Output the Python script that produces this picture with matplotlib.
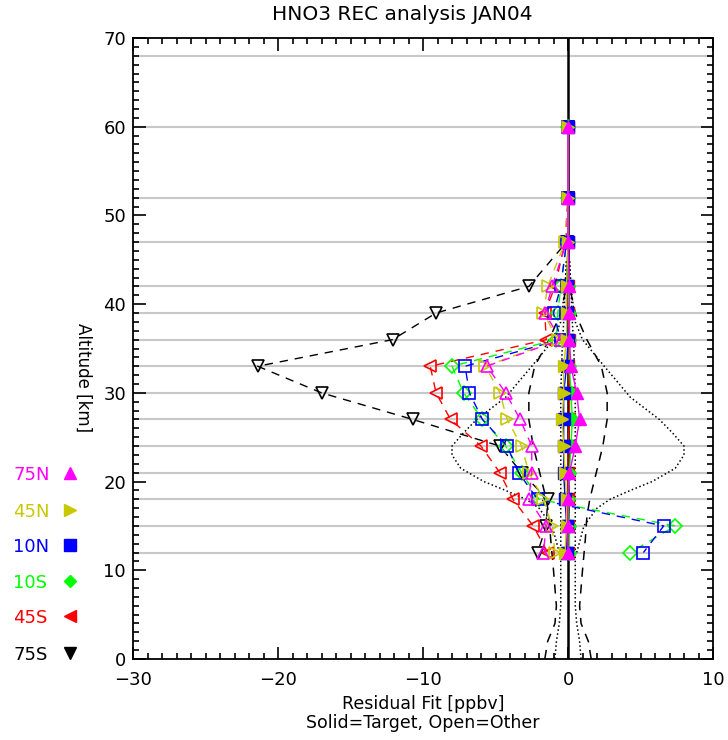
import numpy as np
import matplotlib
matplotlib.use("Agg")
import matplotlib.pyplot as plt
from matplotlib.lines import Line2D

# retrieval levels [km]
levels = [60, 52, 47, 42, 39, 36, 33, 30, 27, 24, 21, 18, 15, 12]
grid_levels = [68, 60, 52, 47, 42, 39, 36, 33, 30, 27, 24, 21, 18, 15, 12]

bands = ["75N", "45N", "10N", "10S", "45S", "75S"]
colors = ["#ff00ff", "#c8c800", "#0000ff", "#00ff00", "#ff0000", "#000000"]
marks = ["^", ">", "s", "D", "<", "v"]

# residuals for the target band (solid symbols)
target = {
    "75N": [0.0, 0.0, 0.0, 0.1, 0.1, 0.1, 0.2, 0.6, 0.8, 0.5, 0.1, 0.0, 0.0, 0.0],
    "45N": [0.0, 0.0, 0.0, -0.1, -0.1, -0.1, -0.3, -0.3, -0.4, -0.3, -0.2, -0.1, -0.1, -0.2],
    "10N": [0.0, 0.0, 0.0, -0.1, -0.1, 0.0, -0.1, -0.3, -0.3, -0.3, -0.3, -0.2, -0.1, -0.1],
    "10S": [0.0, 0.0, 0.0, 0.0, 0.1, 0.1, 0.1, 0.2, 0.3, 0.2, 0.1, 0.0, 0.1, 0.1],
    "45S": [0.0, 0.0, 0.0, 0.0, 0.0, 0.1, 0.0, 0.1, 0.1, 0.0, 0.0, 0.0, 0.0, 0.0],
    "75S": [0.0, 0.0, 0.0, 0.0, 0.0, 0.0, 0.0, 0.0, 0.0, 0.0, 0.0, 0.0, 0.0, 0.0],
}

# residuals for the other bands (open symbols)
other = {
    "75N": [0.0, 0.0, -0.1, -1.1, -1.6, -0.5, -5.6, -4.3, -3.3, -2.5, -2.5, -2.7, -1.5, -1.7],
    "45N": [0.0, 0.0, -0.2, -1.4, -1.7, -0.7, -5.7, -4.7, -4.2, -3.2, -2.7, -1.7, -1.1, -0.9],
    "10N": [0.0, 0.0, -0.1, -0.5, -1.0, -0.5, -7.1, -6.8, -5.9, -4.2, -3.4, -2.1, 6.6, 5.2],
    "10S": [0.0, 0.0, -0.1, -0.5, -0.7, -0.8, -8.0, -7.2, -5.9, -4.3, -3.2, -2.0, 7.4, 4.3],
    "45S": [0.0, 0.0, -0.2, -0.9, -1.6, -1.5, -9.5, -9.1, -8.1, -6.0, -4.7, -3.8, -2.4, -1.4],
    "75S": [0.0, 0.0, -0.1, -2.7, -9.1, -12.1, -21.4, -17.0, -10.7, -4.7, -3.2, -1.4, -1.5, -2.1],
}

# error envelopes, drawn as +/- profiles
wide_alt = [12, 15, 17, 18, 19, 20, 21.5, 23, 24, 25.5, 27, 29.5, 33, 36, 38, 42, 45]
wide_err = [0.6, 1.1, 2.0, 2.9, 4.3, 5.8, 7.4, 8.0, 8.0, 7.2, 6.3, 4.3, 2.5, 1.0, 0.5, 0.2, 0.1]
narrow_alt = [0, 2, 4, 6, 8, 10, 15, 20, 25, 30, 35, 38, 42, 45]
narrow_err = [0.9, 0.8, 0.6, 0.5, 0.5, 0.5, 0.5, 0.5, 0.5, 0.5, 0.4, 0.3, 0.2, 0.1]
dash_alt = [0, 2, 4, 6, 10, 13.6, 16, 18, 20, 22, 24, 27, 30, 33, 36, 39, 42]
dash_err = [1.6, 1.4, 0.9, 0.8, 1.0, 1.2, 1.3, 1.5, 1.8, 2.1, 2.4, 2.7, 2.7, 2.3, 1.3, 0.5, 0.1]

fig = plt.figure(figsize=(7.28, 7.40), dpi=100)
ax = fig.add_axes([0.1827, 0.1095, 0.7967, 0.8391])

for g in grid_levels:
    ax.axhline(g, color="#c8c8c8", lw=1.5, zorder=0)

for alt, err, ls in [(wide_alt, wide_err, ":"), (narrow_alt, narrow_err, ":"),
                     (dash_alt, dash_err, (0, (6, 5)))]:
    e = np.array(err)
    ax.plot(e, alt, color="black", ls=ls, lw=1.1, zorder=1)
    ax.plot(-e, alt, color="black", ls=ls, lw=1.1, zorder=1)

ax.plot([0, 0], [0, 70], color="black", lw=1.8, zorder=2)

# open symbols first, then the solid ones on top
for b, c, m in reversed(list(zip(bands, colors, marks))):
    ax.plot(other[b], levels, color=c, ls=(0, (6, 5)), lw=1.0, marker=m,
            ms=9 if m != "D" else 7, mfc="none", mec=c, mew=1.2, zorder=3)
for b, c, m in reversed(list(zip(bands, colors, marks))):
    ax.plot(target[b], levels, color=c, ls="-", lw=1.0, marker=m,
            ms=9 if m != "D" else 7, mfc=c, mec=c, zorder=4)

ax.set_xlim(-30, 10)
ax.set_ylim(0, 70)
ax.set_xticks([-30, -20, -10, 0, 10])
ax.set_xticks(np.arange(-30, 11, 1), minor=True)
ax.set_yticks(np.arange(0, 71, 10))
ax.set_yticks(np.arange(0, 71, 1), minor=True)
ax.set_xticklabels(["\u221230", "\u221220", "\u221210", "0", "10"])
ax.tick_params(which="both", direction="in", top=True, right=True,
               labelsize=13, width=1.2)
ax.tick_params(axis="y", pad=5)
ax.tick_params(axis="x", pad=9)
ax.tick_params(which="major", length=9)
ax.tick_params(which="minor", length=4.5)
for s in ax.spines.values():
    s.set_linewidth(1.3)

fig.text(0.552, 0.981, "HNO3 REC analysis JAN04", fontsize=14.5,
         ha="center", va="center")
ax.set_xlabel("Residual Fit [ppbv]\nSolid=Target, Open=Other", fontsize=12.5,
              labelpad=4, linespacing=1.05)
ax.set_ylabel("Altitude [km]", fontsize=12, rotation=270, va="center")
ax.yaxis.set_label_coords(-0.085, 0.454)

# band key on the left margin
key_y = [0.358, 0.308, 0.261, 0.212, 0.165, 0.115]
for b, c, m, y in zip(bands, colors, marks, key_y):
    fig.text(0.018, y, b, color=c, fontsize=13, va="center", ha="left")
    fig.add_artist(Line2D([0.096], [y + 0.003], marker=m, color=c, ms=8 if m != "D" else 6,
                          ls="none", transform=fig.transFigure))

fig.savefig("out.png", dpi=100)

━━━━━━━━

# [Given task]
Repeat the data in full and exactly. Omit pictures.

# [Solution to this exercise]
Output the Python script that produces this picture with matplotlib.
import numpy as np
import matplotlib
matplotlib.use("Agg")
import matplotlib.pyplot as plt
from matplotlib.lines import Line2D

# retrieval levels [km]
levels = [60, 52, 47, 42, 39, 36, 33, 30, 27, 24, 21, 18, 15, 12]
grid_levels = [68, 60, 52, 47, 42, 39, 36, 33, 30, 27, 24, 21, 18, 15, 12]

bands = ["75N", "45N", "10N", "10S", "45S", "75S"]
colors = ["#ff00ff", "#c8c800", "#0000ff", "#00ff00", "#ff0000", "#000000"]
marks = ["^", ">", "s", "D", "<", "v"]

# residuals for the target band (solid symbols)
target = {
    "75N": [0.0, 0.0, 0.0, 0.1, 0.1, 0.1, 0.2, 0.6, 0.8, 0.5, 0.1, 0.0, 0.0, 0.0],
    "45N": [0.0, 0.0, 0.0, -0.1, -0.1, -0.1, -0.3, -0.3, -0.4, -0.3, -0.2, -0.1, -0.1, -0.2],
    "10N": [0.0, 0.0, 0.0, -0.1, -0.1, 0.0, -0.1, -0.3, -0.3, -0.3, -0.3, -0.2, -0.1, -0.1],
    "10S": [0.0, 0.0, 0.0, 0.0, 0.1, 0.1, 0.1, 0.2, 0.3, 0.2, 0.1, 0.0, 0.1, 0.1],
    "45S": [0.0, 0.0, 0.0, 0.0, 0.0, 0.1, 0.0, 0.1, 0.1, 0.0, 0.0, 0.0, 0.0, 0.0],
    "75S": [0.0, 0.0, 0.0, 0.0, 0.0, 0.0, 0.0, 0.0, 0.0, 0.0, 0.0, 0.0, 0.0, 0.0],
}

# residuals for the other bands (open symbols)
other = {
    "75N": [0.0, 0.0, -0.1, -1.1, -1.6, -0.5, -5.6, -4.3, -3.3, -2.5, -2.5, -2.7, -1.5, -1.7],
    "45N": [0.0, 0.0, -0.2, -1.4, -1.7, -0.7, -5.7, -4.7, -4.2, -3.2, -2.7, -1.7, -1.1, -0.9],
    "10N": [0.0, 0.0, -0.1, -0.5, -1.0, -0.5, -7.1, -6.8, -5.9, -4.2, -3.4, -2.1, 6.6, 5.2],
    "10S": [0.0, 0.0, -0.1, -0.5, -0.7, -0.8, -8.0, -7.2, -5.9, -4.3, -3.2, -2.0, 7.4, 4.3],
    "45S": [0.0, 0.0, -0.2, -0.9, -1.6, -1.5, -9.5, -9.1, -8.1, -6.0, -4.7, -3.8, -2.4, -1.4],
    "75S": [0.0, 0.0, -0.1, -2.7, -9.1, -12.1, -21.4, -17.0, -10.7, -4.7, -3.2, -1.4, -1.5, -2.1],
}

# error envelopes, drawn as +/- profiles
wide_alt = [12, 15, 17, 18, 19, 20, 21.5, 23, 24, 25.5, 27, 29.5, 33, 36, 38, 42, 45]
wide_err = [0.6, 1.1, 2.0, 2.9, 4.3, 5.8, 7.4, 8.0, 8.0, 7.2, 6.3, 4.3, 2.5, 1.0, 0.5, 0.2, 0.1]
narrow_alt = [0, 2, 4, 6, 8, 10, 15, 20, 25, 30, 35, 38, 42, 45]
narrow_err = [0.9, 0.8, 0.6, 0.5, 0.5, 0.5, 0.5, 0.5, 0.5, 0.5, 0.4, 0.3, 0.2, 0.1]
dash_alt = [0, 2, 4, 6, 10, 13.6, 16, 18, 20, 22, 24, 27, 30, 33, 36, 39, 42]
dash_err = [1.6, 1.4, 0.9, 0.8, 1.0, 1.2, 1.3, 1.5, 1.8, 2.1, 2.4, 2.7, 2.7, 2.3, 1.3, 0.5, 0.1]

fig = plt.figure(figsize=(7.28, 7.40), dpi=100)
ax = fig.add_axes([0.1827, 0.1095, 0.7967, 0.8391])

for g in grid_levels:
    ax.axhline(g, color="#c8c8c8", lw=1.5, zorder=0)

for alt, err, ls in [(wide_alt, wide_err, ":"), (narrow_alt, narrow_err, ":"),
                     (dash_alt, dash_err, (0, (6, 5)))]:
    e = np.array(err)
    ax.plot(e, alt, color="black", ls=ls, lw=1.1, zorder=1)
    ax.plot(-e, alt, color="black", ls=ls, lw=1.1, zorder=1)

ax.plot([0, 0], [0, 70], color="black", lw=1.8, zorder=2)

# open symbols first, then the solid ones on top
for b, c, m in reversed(list(zip(bands, colors, marks))):
    ax.plot(other[b], levels, color=c, ls=(0, (6, 5)), lw=1.0, marker=m,
            ms=9 if m != "D" else 7, mfc="none", mec=c, mew=1.2, zorder=3)
for b, c, m in reversed(list(zip(bands, colors, marks))):
    ax.plot(target[b], levels, color=c, ls="-", lw=1.0, marker=m,
            ms=9 if m != "D" else 7, mfc=c, mec=c, zorder=4)

ax.set_xlim(-30, 10)
ax.set_ylim(0, 70)
ax.set_xticks([-30, -20, -10, 0, 10])
ax.set_xticks(np.arange(-30, 11, 1), minor=True)
ax.set_yticks(np.arange(0, 71, 10))
ax.set_yticks(np.arange(0, 71, 1), minor=True)
ax.set_xticklabels(["\u221230", "\u221220", "\u221210", "0", "10"])
ax.tick_params(which="both", direction="in", top=True, right=True,
               labelsize=13, width=1.2)
ax.tick_params(axis="y", pad=5)
ax.tick_params(axis="x", pad=9)
ax.tick_params(which="major", length=9)
ax.tick_params(which="minor", length=4.5)
for s in ax.spines.values():
    s.set_linewidth(1.3)

fig.text(0.552, 0.981, "HNO3 REC analysis JAN04", fontsize=14.5,
         ha="center", va="center")
ax.set_xlabel("Residual Fit [ppbv]\nSolid=Target, Open=Other", fontsize=12.5,
              labelpad=4, linespacing=1.05)
ax.set_ylabel("Altitude [km]", fontsize=12, rotation=270, va="center")
ax.yaxis.set_label_coords(-0.085, 0.454)

# band key on the left margin
key_y = [0.358, 0.308, 0.261, 0.212, 0.165, 0.115]
for b, c, m, y in zip(bands, colors, marks, key_y):
    fig.text(0.018, y, b, color=c, fontsize=13, va="center", ha="left")
    fig.add_artist(Line2D([0.096], [y + 0.003], marker=m, color=c, ms=8 if m != "D" else 6,
                          ls="none", transform=fig.transFigure))

fig.savefig("out.png", dpi=100)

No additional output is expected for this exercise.